• **YOUR OBJECTIVE**: Extract only the first line of the listing and every line after it up to and including the one with "150, 175, 200];". Omit the pictures.

## BEGIN SUPPLIED DATA

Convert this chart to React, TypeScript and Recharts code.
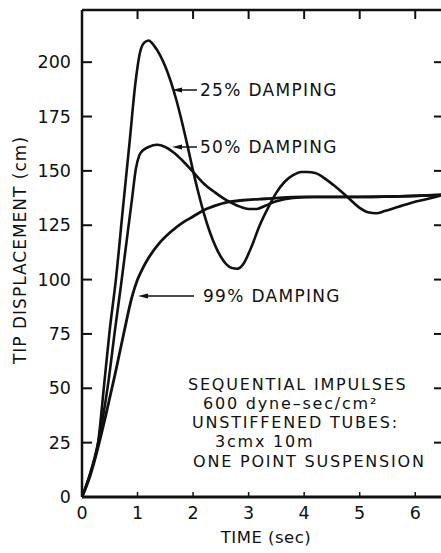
import React from 'react';
import { LineChart, Line, XAxis, YAxis } from 'recharts';

const xTicks = [0, 1, 2, 3, 4, 5, 6];
const yTicks = [0, 25, 50, 75, 100, 125, 150, 175, 200];

// 25% damping
const time25 = [0, 0.15, 0.29, 0.4, 0.5, 0.61, 0.73, 0.86, 0.96, 1.04, 1.12, 1.2, 1.3, 1.4, 1.5, 1.6, 1.7, 1.8, 1.9, 2.0, 2.1, 2.2, 2.3, 2.4, 2.5, 2.6, 2.7, 2.8, 2.9, 3.05, 3.2, 3.35, 3.5, 3.65, 3.8, 3.95, 4.05, 4.2, 4.4, 4.6, 4.8, 5.0, 5.15, 5.3, 5.45, 5.7, 5.95, 6.2, 6.5];
const disp25 = [0, 11, 25, 52, 77, 100, 131, 164, 190, 204, 209, 210, 207.5, 203.5, 198, 191, 182.5, 172.5, 161.5, 150, 139.5, 130, 122, 115.5, 110.5, 107, 105.3, 105, 107, 115, 125, 133, 140, 145, 148, 149.5, 149.5, 149, 146, 142, 137.5, 133, 131, 130.5, 131.5, 133.5, 135.5, 137, 139];

// 50% damping
const time50 = [0, 0.15, 0.29, 0.47, 0.6, 0.7, 0.8, 0.9, 0.97, 1.03, 1.1, 1.2, 1.35, 1.5, 1.65, 1.8, 2.0, 2.2, 2.4, 2.6, 2.8, 3.0, 3.15, 3.3, 3.5, 3.8, 4.2, 5, 6, 6.5];
const disp50 = [0, 11, 25, 52, 78, 97, 117, 137, 151, 157, 159.5, 161, 162, 161, 158.5, 155, 149.5, 144, 140, 136.5, 134, 132.5, 132.5, 134, 136, 137.5, 138, 138, 138.5, 139];

// 99% damping
const time99 = [0, 0.15, 0.3, 0.45, 0.6, 0.75, 0.9, 1.0, 1.1, 1.2, 1.4, 1.6, 1.8, 2.0, 2.2, 2.4, 2.6, 2.9, 3.2, 3.5, 4, 5, 6, 6.5];
const disp99 = [0, 10, 24, 40, 57, 75, 92, 100, 105.5, 110, 117, 122, 126, 129, 132, 134, 135.5, 136.5, 137, 137.5, 138, 138, 138.5, 139];

const noteLines = [
  'SEQUENTIAL IMPULSES',
  '600 dyne\u2013sec/cm\u00b2',
  'UNSTIFFENED TUBES:',
  '3cmx 10m',
  'ONE POINT SUSPENSION',
];

const FONT = '"DejaVu Sans", sans-serif';
const INK = '#111';

const toData = (ts: number[], vs: number[]) => ts.map((t, i) => ({ t, v: vs[i] }));

function LeftTick(props: any) {
  const { x, y, payload } = props;
  return (
    <g>
      <line x1={x} x2={x + 10} y1={y} y2={y} stroke={INK} strokeWidth={2} />
      <text x={x - 11} y={y} dy={6} textAnchor="end" fontSize={17.5} fontFamily={FONT} fill={INK}>
        {payload.value}
      </text>
    </g>
  );
}

function RightTick(props: any) {
  const { x, y, payload } = props;
  if (payload.value === 0) return <g />;
  return <line x1={x - 9} x2={x} y1={y} y2={y} stroke={INK} strokeWidth={2} />;
}

function BottomTick(props: any) {
  const { x, y, payload } = props;
  return (
    <g>
      {payload.value !== 0 && <line x1={x} x2={x} y1={y - 5} y2={y} stroke={INK} strokeWidth={1.5} />}
      <text x={x} y={y + 22} textAnchor="middle" fontSize={17.5} fontFamily={FONT} fill={INK}>
        {payload.value}
      </text>
    </g>
  );
}

function TopTick(props: any) {
  const { x, y, payload } = props;
  if (payload.value === 0) return <g />;
  return <line x1={x} x2={x} y1={y} y2={y + 9} stroke={INK} strokeWidth={2} />;
}

function Arrow({ tip, end, y }: { tip: number; end: number; y: number }) {
  return (
    <g>
      <line x1={tip + 6} x2={end} y1={y} y2={y} stroke={INK} strokeWidth={1.5} />
      <polygon points={`${tip},${y} ${tip + 10},${y - 2.5} ${tip + 10},${y + 2.5}`} fill={INK} />
    </g>
  );
}

export default function App() {
  const data25 = toData(time25, disp25);
  const data50 = toData(time50, disp50);
  const data99 = toData(time99, disp99);
  const noteX = [188, 203, 192, 215, 193];
  const noteY = [390, 409, 428, 447, 467];

  return (
    <div style={{ position: 'absolute', left: 0, top: 0, width: 441, height: 553, overflow: 'hidden', background: '#fff' }}>
      <LineChart width={446} height={553} margin={{ top: 9, right: 0, left: 0, bottom: 0 }}>
        <XAxis
          dataKey="t"
          type="number"
          domain={[0, 6.5]}
          ticks={xTicks}
          height={56}
          tickSize={0}
          tickMargin={0}
          tick={BottomTick}
          axisLine={{ stroke: INK, strokeWidth: 3 }}
          tickLine={false}
          allowDataOverflow
        />
        <XAxis
          xAxisId="top"
          orientation="top"
          dataKey="t"
          type="number"
          domain={[0, 6.5]}
          ticks={xTicks}
          height={1}
          tickSize={0}
          tickMargin={0}
          tick={TopTick}
          axisLine={{ stroke: INK, strokeWidth: 2.5 }}
          tickLine={false}
          allowDataOverflow
        />
        <YAxis
          type="number"
          domain={[0, 224]}
          ticks={yTicks}
          width={82}
          tickSize={0}
          tickMargin={0}
          tick={LeftTick}
          axisLine={{ stroke: INK, strokeWidth: 2.5 }}
          tickLine={false}
          allowDataOverflow
        />
        <YAxis
          yAxisId="right"
          orientation="right"
          type="number"
          domain={[0, 224]}
          ticks={yTicks}
          width={3}
          tickSize={0}
          tickMargin={0}
          tick={RightTick}
          axisLine={false}
          tickLine={false}
          allowDataOverflow
        />
        <Line data={data25} dataKey="v" type="monotone" stroke={INK} strokeWidth={2.6} dot={false} isAnimationActive={false} />
        <Line data={data50} dataKey="v" type="monotone" stroke={INK} strokeWidth={2.6} dot={false} isAnimationActive={false} />
        <Line data={data99} dataKey="v" type="monotone" stroke={INK} strokeWidth={2.8} dot={false} isAnimationActive={false} />
      </LineChart>
      <svg width={441} height={553} style={{ position: 'absolute', left: 0, top: 0, pointerEvents: 'none' }}>
        <g fontFamily={FONT} fill={INK}>
          <text
            transform="translate(26,250) rotate(-90)"
            textAnchor="middle"
            fontSize={17}
            letterSpacing={1}
          >
            TIP DISPLACEMENT (cm)
          </text>
          <text x={266} y={543} textAnchor="middle" fontSize={16.5} letterSpacing={0.5}>
            TIME (sec)
          </text>

          <Arrow tip={172} end={197} y={90} />
          <text x={200} y={96} fontSize={17} letterSpacing={1.3}>25% DAMPING</text>
          <Arrow tip={172} end={197} y={147} />
          <text x={200} y={153} fontSize={17} letterSpacing={1.3}>50% DAMPING</text>
          <Arrow tip={138} end={194} y={296} />
          <text x={203} y={302} fontSize={17} letterSpacing={1.3}>99% DAMPING</text>

          {noteLines.map((s, i) => (
            <text key={i} x={noteX[i]} y={noteY[i]} fontSize={16} letterSpacing={1.8}>
              {s}
            </text>
          ))}
        </g>
      </svg>
    </div>
  );
}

## END SUPPLIED DATA

• **FINAL RESULT**:
Convert this chart to React, TypeScript and Recharts code.
import React from 'react';
import { LineChart, Line, XAxis, YAxis } from 'recharts';

const xTicks = [0, 1, 2, 3, 4, 5, 6];
const yTicks = [0, 25, 50, 75, 100, 125, 150, 175, 200];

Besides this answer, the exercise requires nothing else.